I knew that reading through the Bible in a year would bring many more Scriptural issues to mind as I was writing here at Attention Span. In the log of my journey, I was interacting with Psalm 20 and 21. These two psalms were written as companion pieces; one to send the king off to battle and the other to welcome him home with thanksgiving to God for a victory. But what struck me was the confidence of the psalmist (David) as he writes. Each psalm was written so that much of it was sung by the assembled crowds, there to see the army off or to welcome it home. And the words exude confidence that God will grant the victory, then again that God will similarly grant future victories. There seems to be no shade of a doubt with the psalmist here, although admittedly there are passages from the psalter which show a struggle with doubt.
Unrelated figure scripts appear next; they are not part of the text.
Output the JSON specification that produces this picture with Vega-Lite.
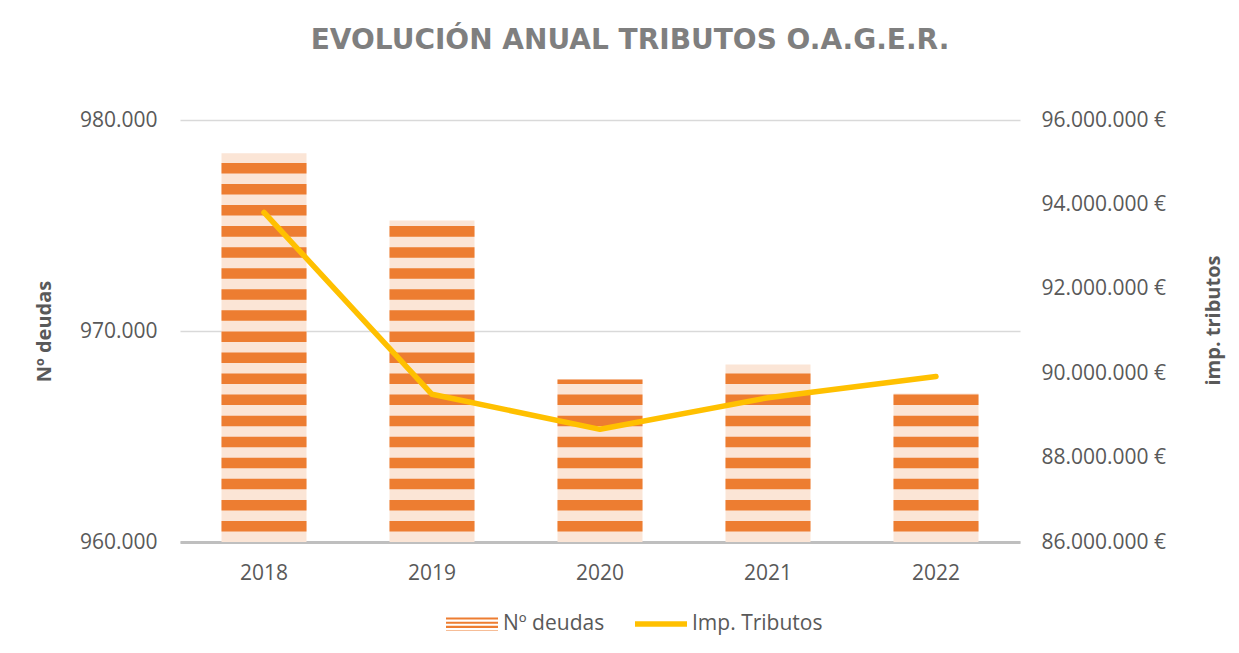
{
  "$schema": "https://vega.github.io/schema/vega-lite/v6.json",
  "width": 840,
  "height": 422,
  "autosize": {"type": "none"},
  "padding": {"left": 180, "top": 120, "right": 219, "bottom": 111},
  "background": "white",
  "config": {
    "locale": {"number": {"decimal": ",", "thousands": ".", "grouping": [3], "currency": ["", " €"]}},
    "view": {"stroke": null},
    "font": "Open Sans"
  },
  "title": {
    "text": "EVOLUCIÓN ANUAL TRIBUTOS O.A.G.E.R.",
    "anchor": "middle",
    "frame": "group",
    "dx": 30,
    "offset": 54,
    "font": "DejaVu Sans",
    "fontSize": 28,
    "fontWeight": "bold",
    "color": "#7F7F7F"
  },
  "data": {
    "values": [
      {"year": "2018", "deudas": 978420, "importe": 93810000},
      {"year": "2019", "deudas": 975240, "importe": 89500000},
      {"year": "2020", "deudas": 967700, "importe": 88670000},
      {"year": "2021", "deudas": 968410, "importe": 89420000},
      {"year": "2022", "deudas": 967040, "importe": 89920000}
    ]
  },
  "layer": [
    {
      "layer": [
        {
          "mark": {"type": "bar", "size": 85, "color": "#FBE5D6"},
          "encoding": {
            "x": {
              "field": "year", "type": "ordinal",
              "scale": {"paddingInner": 0, "paddingOuter": 0},
              "axis": {
                "title": null, "labelAngle": 0, "ticks": false,
                "domainColor": "#BFBFBF", "domainWidth": 3,
                "labelFont": "Open Sans", "labelFontSize": 21, "labelColor": "#595959",
                "labelPadding": 20
              }
            },
            "y": {
              "field": "deudas", "type": "quantitative",
              "scale": {"domain": [960000, 980000], "zero": false, "nice": false},
              "axis": {
                "title": "Nº deudas",
                "values": [960000, 970000, 980000],
                "format": ",.0f",
                "domain": false, "ticks": false,
                "gridColor": "#D9D9D9", "gridWidth": 1.5,
                "labelFont": "Open Sans", "labelFontSize": 21, "labelColor": "#595959",
                "labelPadding": 23,
                "titleFont": "Open Sans", "titleFontSize": 20, "titleFontWeight": "bold", "titleColor": "#595959",
                "titleX": -136, "titleY": 211, "titleAngle": -90, "titleBaseline": "middle", "titleAlign": "center"
              }
            },
            "y2": {"datum": 960000}
          }
        },
        {
          "mark": {"type": "rule", "strokeWidth": 85, "strokeDash": [10.53, 10.53], "strokeDashOffset": 10.53, "strokeCap": "butt"},
          "encoding": {
            "x": {"field": "year", "type": "ordinal"},
            "y": {"datum": 960000, "type": "quantitative", "title": "Nº deudas"},
            "y2": {"field": "deudas", "type": "quantitative"},
            "color": {
              "datum": "Nº deudas", "type": "nominal",
              "scale": {"domain": ["Nº deudas", "Imp. Tributos"], "range": ["#ED7D31", "#FFC000"]},
              "legend": {
                "title": null, "orient": "none", "legendX": 266, "legendY": 478,
                "direction": "horizontal",
                "symbolType": "M-1,-0.25H1V0.25H-1Z",
                "symbolSize": 2704,
                "symbolStrokeWidth": 0,
                "labelFont": "Open Sans", "labelFontSize": 21, "labelColor": "#595959",
                "columnPadding": 30, "labelOffset": 5, "padding": 0,
                "encode": {
                  "symbols": {
                    "update": {
                      "shape": {"signal": "datum.value === 'Nº deudas' ? 'M-1,-0.25H1V-0.17H-1Z M-1,-0.09H1V-0.01H-1Z M-1,0.07H1V0.15H-1Z M-1,0.23H1V0.25H-1Z' : 'M-1,-0.11H1V0.11H-1Z'"},
                      "fill": {"scale": "color", "field": "value"},
                      "strokeWidth": {"value": 0}
                    }
                  }
                }
              }
            }
          }
        }
      ]
    },
    {
      "mark": {"type": "line", "strokeWidth": 5.5, "strokeCap": "round", "strokeJoin": "round"},
      "encoding": {
        "x": {"field": "year", "type": "ordinal"},
        "y": {
          "field": "importe", "type": "quantitative",
          "scale": {"domain": [86000000, 96000000], "zero": false, "nice": false},
          "axis": {
            "orient": "right",
            "title": "imp. tributos",
            "values": [86000000, 88000000, 90000000, 92000000, 94000000, 96000000],
            "format": "$,.0f",
            "domain": false, "ticks": false, "grid": false,
            "labelFont": "Open Sans", "labelFontSize": 21, "labelColor": "#595959",
            "labelPadding": 21,
            "titleFont": "Open Sans", "titleFontSize": 20, "titleFontWeight": "bold", "titleColor": "#595959",
            "titleX": 193, "titleY": 200, "titleAngle": -90, "titleBaseline": "middle", "titleAlign": "center"
          }
        },
        "color": {"datum": "Imp. Tributos", "type": "nominal"}
      }
    }
  ],
  "resolve": {"scale": {"y": "independent"}}
}
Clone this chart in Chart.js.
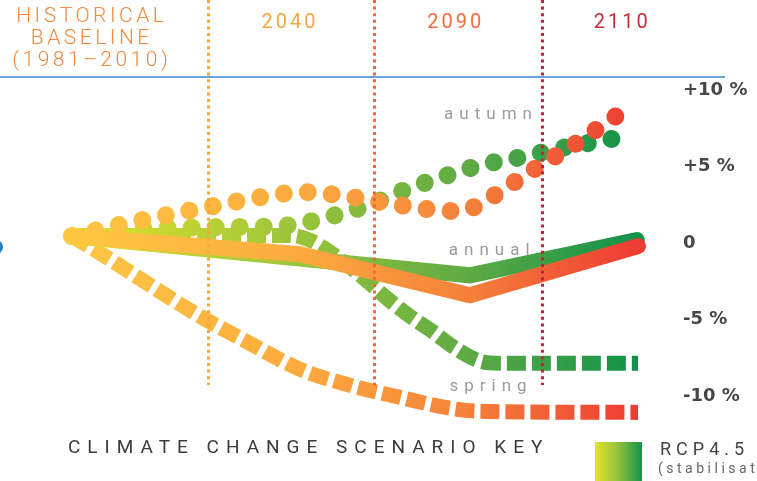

But I'm a little like Job in that I look around and I see the wicked prospering and the good floundering. I do not see the righteous always coming out on top in this world. Didn't David even entertain the notion that it might not have been God's Will for him to whip up on that day's enemy? I've always admired the retort of Shadrach, Meshach and Abednego, standing at the edge of the fiery furnace when they essentially told their executioner "God can save us, but even if He doesn't that doesn't make your actions right." That I can live with. An admission that God's plan may be for something much better than what this world has to offer. No less faith. Just less certainty of where the victory will take place.
But David marched off to war, positive he would return victorious. He had to be positive. After all he composed the words for the psalm which would welcome him back, right?! King David wrote that his enemies trusted in horses and chariots, but that he trusted in the name of the Lord. But I have to face the fact that I don't have that same confidence that everything will work out fine. I've been burned before.
Most everyone these days knows (or knew) someone in a battle with cancer. In my congregation, over half the people we pray for as a church on a regular basis are fighting cancer. But I know that God will choose to take most of those people in the next couple of years. Sure, there are occasional miracles. But by and large I know that God's victory will be in what happens to the people around the cancer victim and the final victory won by the victim at death. This isn't the same confidence which pours from David's words.
There are people who claim that any of these people will be cured if they have the faith. I say that's nonsense and disproven over and over by Scripture and by real life experience. God's cure is not always an earthly cure. Because I know that, I cannot stand before a 50 year old cancer victim and tell her that God will heal her completely and that she'll never have to worry about cancer again. That would be foolhardy and irresponsible on my part. As Christians we get sick, we have accidents, our spouses leave us, our kids die, our bodies get decrepit, our businesses fail, we get fired, we are robbed, and we suffer the heartbreak of psoriasis and the onset of halitosis. To deny this is turning a blind eye to what God does for us in the meantime.
I struggle with confidence about a cancer patient ever being cancer-free. I struggle with confidence about a spouse coming back home again or an accident victim making it through surgery or a child turning from pills and booze. But I do not struggle with the fact that God uses these experiences for the good of the families, the friends and even the people who simply read the story in the newspaper or hear about it on television.
Perhaps David had more information than he lets on in the psalter. Maybe he had special knowledge that a victory was God's plan for him and for Israel. But my confidence is no less in the Lord than David's was when he wrote the song which would welcome himself and his victorious troops home. Some trust in chariots and horses. Some trust in doctors and lawyers. Some trust in the power of the mind and the strength of the body. Some even turst in faith itself. But my trust is in the Lord my God. For I know that without Him, there is no reason for confidence.